The new data comes from the CPUC’s mid-year update to California lawmakers.
Overall, the three California utilities served 20.6% of their electricity demand with renewable sources in 2011 versus 17% in 2010, reports the CPUC. Together, the three companies account for 68% of the electricity sold to California retail customers.
The state’s Renewables Portfolio Standard (RPS) requires investor-owned utilities, electric service providers and community aggregators to source at least 33% of their power from renewable sources by 2020.
As of CPUC’s latest report, Southern California Edison has the highest renewables mix (21.1%), followed by San Diego Gas & Electric (20.8%) and PG&E (20.1%).

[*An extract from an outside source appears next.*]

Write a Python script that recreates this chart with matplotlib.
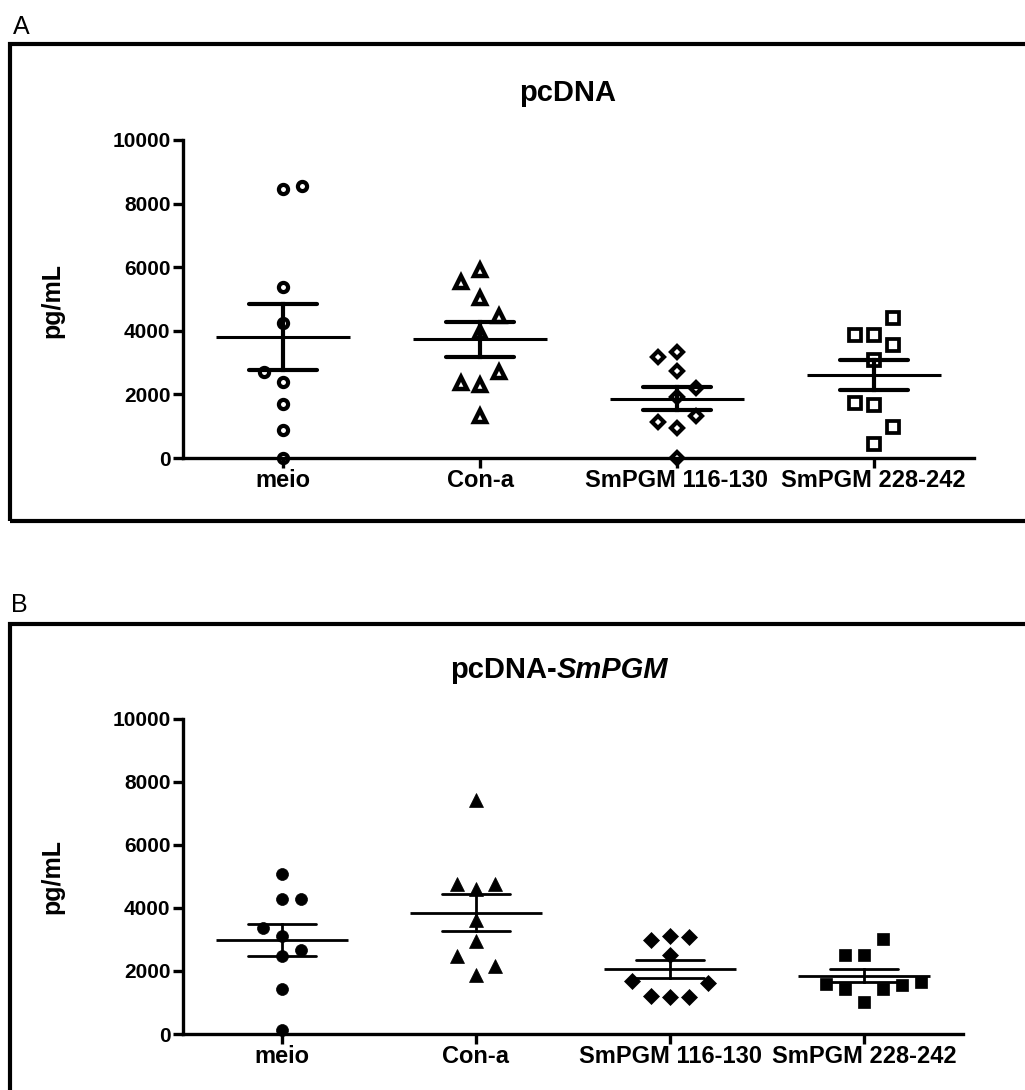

The next milestone that the utilities are required to meet is between 2014 to 2016, when they are expected to reach the 25% mark.
And that’s where solar comes in.
By 2020, solar power (not including small-scale rooftop solar) will account for about 11 percent of all power sold by the utilities, according to the CPUC’s projections.
As just one example, PG&E projects that 40% of its renewables mix will come from solar by 2020, followed by wind (23%), bioenergy (15%), geothermal (14%) and small hydro (8%).
Today, its renewables mix breaks down in the following way: wind (31%), geothermal (26%), bioenergy (23%), small hydro (19%) and solar (1%).